In this study, a new discriminative learning framework, called soft margin estimation (SME), is proposed for estimating the parameters of continuous density hidden Markov models (HMMs). The proposed method makes direct use of the successful ideas of margin in support vector machines to improve generalization capability and decision feedback learning in discriminative training to enhance model separation in classifier design. SME directly maximizes the separation of competing models to enhance the testing samples to approach a correct decision if the deviation from training samples is within a safe margin. Frame and utterance selections are integrated into a unified framework to select the training utterances and frames critical for discriminating competing models.

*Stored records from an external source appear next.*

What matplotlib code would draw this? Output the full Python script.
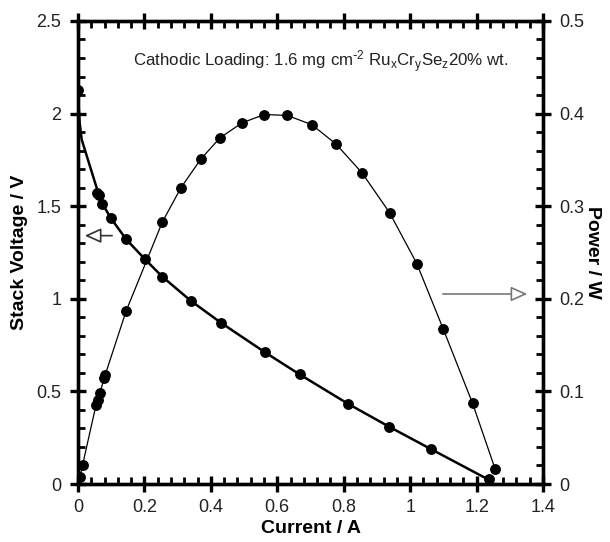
import matplotlib
matplotlib.use("Agg")
import matplotlib.pyplot as plt
from matplotlib.ticker import MultipleLocator

plt.rcParams['font.family'] = ['Liberation Sans', 'DejaVu Sans']
plt.rcParams['mathtext.default'] = 'regular'

# Voltage data (markers)
v_current = [0.0, 0.056, 0.063, 0.071, 0.099, 0.145, 0.202, 0.254, 0.339, 0.430,
             0.563, 0.667, 0.814, 0.937, 1.062, 1.237]
v_voltage = [2.13, 1.573, 1.561, 1.512, 1.435, 1.321, 1.213, 1.119, 0.990, 0.871,
             0.711, 0.592, 0.432, 0.309, 0.189, 0.029]
# Voltage fitted line vertices
vfit_current = [0.0, 0.005, 0.011, 0.056, 0.071, 0.099, 0.145, 0.202, 0.254, 0.339,
                0.430, 0.563, 0.667, 0.814, 0.937, 1.062, 1.245]
vfit_voltage = [2.10, 1.95, 1.86, 1.60, 1.52, 1.435, 1.321, 1.213, 1.119, 0.990,
                0.871, 0.711, 0.592, 0.432, 0.309, 0.189, 0.015]

# Power data
p_current = [0.006, 0.014, 0.054, 0.059, 0.066, 0.079, 0.082, 0.145, 0.254, 0.310,
             0.370, 0.428, 0.494, 0.561, 0.630, 0.704, 0.777, 0.855, 0.938, 1.020,
             1.100, 1.188, 1.256]
p_power = [0.008, 0.021, 0.085, 0.091, 0.098, 0.115, 0.118, 0.187, 0.283, 0.320,
           0.351, 0.374, 0.390, 0.399, 0.398, 0.388, 0.367, 0.336, 0.293, 0.238,
           0.167, 0.087, 0.016]

x_ticks = [0, 0.2, 0.4, 0.6, 0.8, 1.0, 1.2, 1.4]
x_labels = ['0', '0.2', '0.4', '0.6', '0.8', '1', '1.2', '1.4']
yl_ticks = [0, 0.5, 1.0, 1.5, 2.0, 2.5]
yl_labels = ['0', '0.5', '1', '1.5', '2', '2.5']
yr_ticks = [0, 0.1, 0.2, 0.3, 0.4, 0.5]
yr_labels = ['0', '0.1', '0.2', '0.3', '0.4', '0.5']

fig = plt.figure(figsize=(6.1, 5.42), dpi=100)
ax = fig.add_axes([0.1279, 0.1070, 0.7623, 0.8543])
ax2 = ax.twinx()

ax.plot(vfit_current, vfit_voltage, color='black', lw=1.8, zorder=3)
ax.plot(v_current, v_voltage, 'o', color='black', ms=6.8, zorder=4)
ax2.plot(p_current, p_power, '-', color='black', lw=0.9, zorder=3)
ax2.plot(p_current, p_power, 'o', color='black', ms=6.8, zorder=4)

ax.set_xlim(0, 1.4)
ax.set_ylim(0, 2.5)
ax2.set_ylim(0, 0.5)

ax.set_xticks(x_ticks)
ax.set_xticklabels(x_labels)
ax.set_yticks(yl_ticks)
ax.set_yticklabels(yl_labels)
ax2.set_yticks(yr_ticks)
ax2.set_yticklabels(yr_labels)
ax.xaxis.set_minor_locator(MultipleLocator(0.04))
ax.yaxis.set_minor_locator(MultipleLocator(0.1))
ax2.yaxis.set_minor_locator(MultipleLocator(0.02))

for a in (ax, ax2):
    for s in a.spines.values():
        s.set_linewidth(2.4)
ax.tick_params(axis='x', which='major', direction='inout', length=12, width=2.4,
               labelsize=13, colors='black', labelcolor='#222222', top=True, pad=5)
ax.tick_params(axis='x', which='minor', direction='in', length=5, width=2.0, top=True)
ax.tick_params(axis='y', which='major', direction='inout', length=12, width=2.4,
               labelsize=13, labelcolor='#222222', pad=6)
ax.tick_params(axis='y', which='minor', direction='in', length=5, width=2.0)
ax2.tick_params(axis='y', which='major', direction='inout', length=12, width=2.4,
                labelsize=13, labelcolor='#222222', pad=6)
ax2.tick_params(axis='y', which='minor', direction='in', length=5, width=2.0)

ax.set_xlabel('Current / A', fontsize=14, fontweight='bold', labelpad=3)
ax.set_ylabel('Stack Voltage / V', fontsize=14, fontweight='bold', labelpad=6)
ax2.set_ylabel('Power / W', fontsize=14, fontweight='bold', rotation=270, labelpad=12)

ax.text(0.165, 2.28,
        r'Cathodic Loading: 1.6 mg cm$^{\text{-}2}$ Ru$_{x}$Cr$_{y}$Se$_{z}$20% wt.',
        fontsize=12.2, color='#222222', va='center', ha='left')

ax.annotate('', xy=(0.012, 1.341), xytext=(0.111, 1.341),
            arrowprops=dict(arrowstyle='-|>,head_length=1.0,head_width=0.45',
                            edgecolor='#333333', facecolor='white', lw=1.2))
ax.annotate('', xy=(1.361, 1.026), xytext=(1.090, 1.026),
            arrowprops=dict(arrowstyle='-|>,head_length=1.0,head_width=0.45',
                            edgecolor='#777777', facecolor='white', lw=1.2))

fig.savefig('out.png', dpi=100)
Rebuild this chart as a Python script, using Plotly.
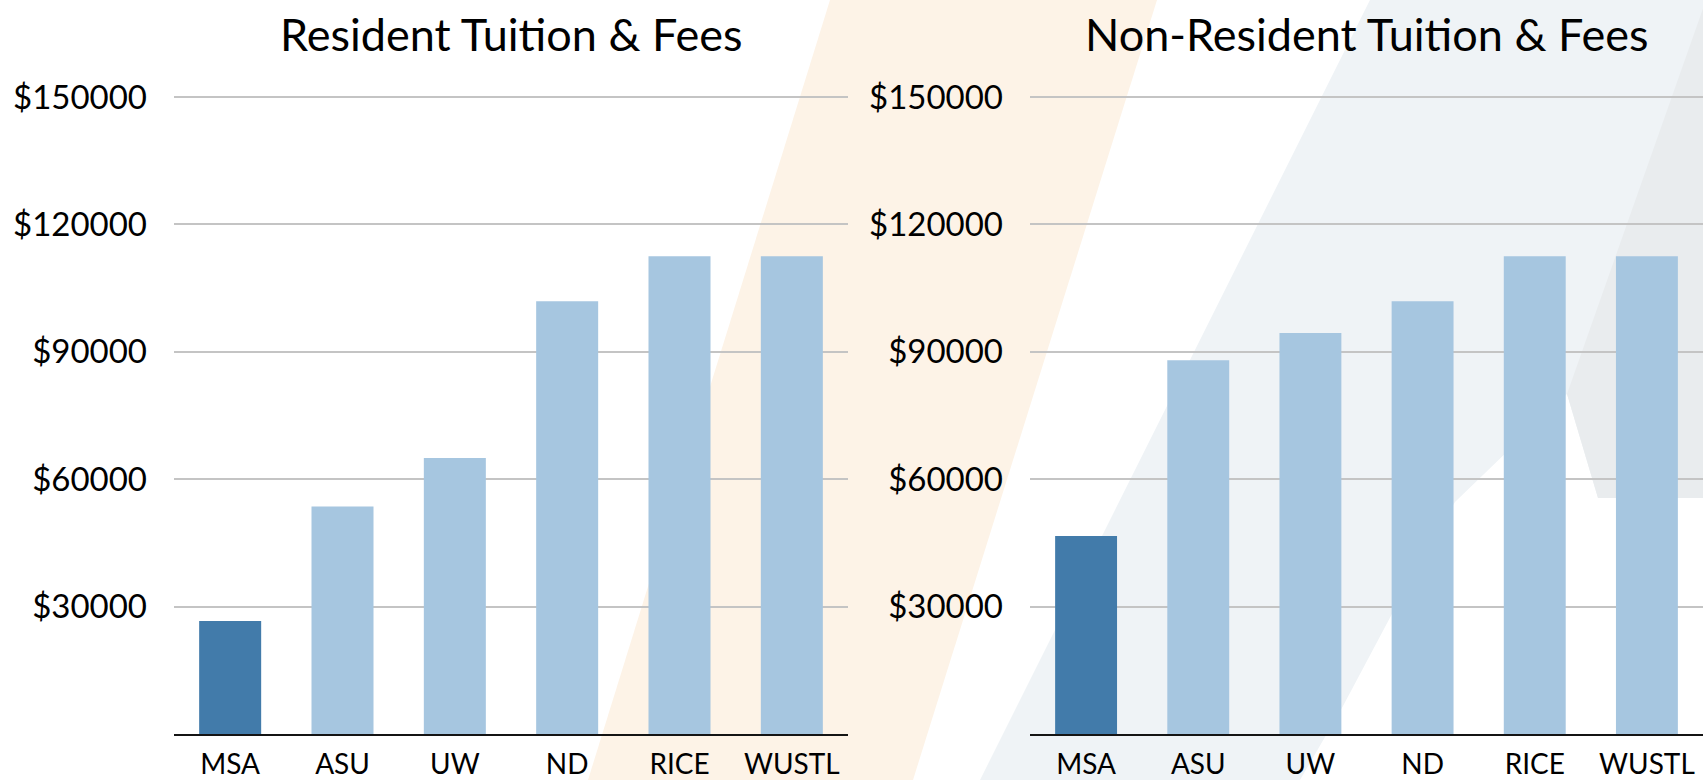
import plotly.graph_objects as go

# ---- data ----
categories = ["MSA", "ASU", "UW", "ND", "RICE", "WUSTL"]
resident_fees = [26600, 53600, 65000, 101900, 112500, 112500]
nonresident_fees = [46600, 88000, 94400, 101900, 112500, 112500]
highlight = "MSA"
chart_titles = ["Resident Tuition & Fees", "Non-Resident Tuition & Fees"]
y_tick_values = [30000, 60000, 90000, 120000, 150000]
y_tick_labels = ["$30000", "$60000", "$90000", "$120000", "$150000"]
y_max = 151000

# ---- layout helpers (pixel -> paper) ----
W, H = 1703, 780
def px(x):
    return x / W
def py(y):
    return 1 - y / H

DARK = "#427BAA"
LIGHT = "#A6C6E0"
FONT = "Lato"
colors = [DARK if c == highlight else LIGHT for c in categories]

fig = go.Figure()
fig.add_trace(go.Bar(x=categories, y=resident_fees, marker=dict(color=colors, line=dict(width=0)),
                     xaxis="x", yaxis="y", showlegend=False))
fig.add_trace(go.Bar(x=categories, y=nonresident_fees, marker=dict(color=colors, line=dict(width=0)),
                     xaxis="x2", yaxis="y2", showlegend=False))

xcommon = dict(showline=True, linecolor="#141414", linewidth=2, ticks="", showgrid=False,
               automargin=False, ticklabelstandoff=4,
               tickfont=dict(family=FONT, size=28, color="#000"), fixedrange=True)
ycommon = dict(range=[0, y_max], tickmode="array", tickvals=y_tick_values, ticktext=y_tick_labels,
               showgrid=True, gridcolor="#C4C4C4", gridwidth=2, zeroline=False, showline=False,
               automargin=False,
               ticks="", tickfont=dict(family=FONT, size=33, color="#000"), ticklabelstandoff=26,
               fixedrange=True)

# pixel rows: 0 at y=734, 150000 gridline at y=97
plot_bottom = 734
px_per_unit = (734 - 97) / 150000
plot_top = plot_bottom - y_max * px_per_unit
left_x = (174, 848)
right_x = (1030, 1703)

fig.update_layout(
    width=W, height=H, autosize=False,
    margin=dict(l=0, r=0, t=0, b=0, pad=0),
    paper_bgcolor="#FFFFFF", plot_bgcolor="rgba(0,0,0,0)",
    bargap=0.448,
    font=dict(family=FONT, color="#000"),
    xaxis=dict(domain=[px(left_x[0]), px(left_x[1])], anchor="y", **xcommon),
    yaxis=dict(domain=[py(plot_bottom), py(plot_top)], anchor="x", **ycommon),
    xaxis2=dict(domain=[px(right_x[0]), 1.0], anchor="y2", **xcommon),
    yaxis2=dict(domain=[py(plot_bottom), py(plot_top)], anchor="x2", **ycommon),
)

# titles
for title, (a, b) in zip(chart_titles, [left_x, right_x]):
    fig.add_annotation(text=title, x=px((a + b) / 2), y=py(34), xref="paper", yref="paper",
                       xanchor="center", yanchor="middle", showarrow=False,
                       font=dict(family=FONT, size=45, color="#000"))

# faint slide background decoration
def poly(points):
    return "M " + " L ".join(f"{px(x):.5f},{py(y):.5f}" for x, y in points) + " Z"

bg_shapes = [
    ([(830, 0), (1157, 0), (913, 780), (588, 780)], "#FDF3E7"),
    ([(1370, 0), (1703, 0), (1703, 498), (1598, 498), (1567, 394), (1455, 502),
      (1393, 612), (1343, 706), (1300, 780), (980, 780)], "#EFF3F6"),
    ([(1706, 0), (1567, 394), (1598, 498), (1703, 498)], "#E9ECEE"),
]
for pts, col in bg_shapes:
    fig.add_shape(type="path", path=poly(pts), xref="paper", yref="paper",
                  fillcolor=col, line=dict(width=0), layer="below")

fig.write_html("out.html", config={"displayModeBar": False},
               post_script="document.body.style.margin='0';document.body.style.overflow='hidden';")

SME offers a flexible and rigorous framework to facilitate the incorporation of new margin-based optimization criteria into HMMs training. The choice of various loss functions is illustrated and different kinds of separation measures are defined under a unified SME framework. SME is also shown to be able to jointly optimize feature extraction and HMMs. Both the generalized probabilistic descent algorithm and the Extended Baum-Welch algorithm are applied to solve SME.

SME has demonstrated its great advantage over other discriminative training methods in several speech recognition tasks. Tested on the TIDIGITS digit recognition task, the proposed SME approach achieves a string accuracy of 99.61%, the best result ever reported in literature. On the 5k-word Wall Street Journal task, SME reduced the word error rate (WER) from 5.06% of MLE models to 4.11%, with relative 19% WER reduction. The generalization of SME was also well demonstrated on the Aurora 2 robust speech recognition task, with around 30% relative WER reduction from the clean-trained baseline.

Speaker Details

Jinyu Li received the B. Eng and M. Eng degrees in electrical engineering and information system from University of Science and Technology of China (with the highest honor, Guo Moruo Award), in 1997 and 2000, respectively. After working as a researcher in Intel China research center, he started and led the speech recognition research in Anhui USTC iFlytek from 2001 to 2003, which is now the most successful speech company in China. Since 2004, he is a Ph.D. student at the school of electrical and computer engineering, Georgia Institute of Technology, Atlanta, U.S. He is the winner of Colonel Oscar P. Cleaver Award for the highest score in Ph.D. prelim test, 2004.Jinyu Li’s major research interests cover several topics in speech recognition, including discriminative training, noise robustness, attribute detector design and spoken language recognition. In these areas, he has already published 16 papers in leading international conferences and journals. He is the winner of the best student paper of Interspeech, 2006.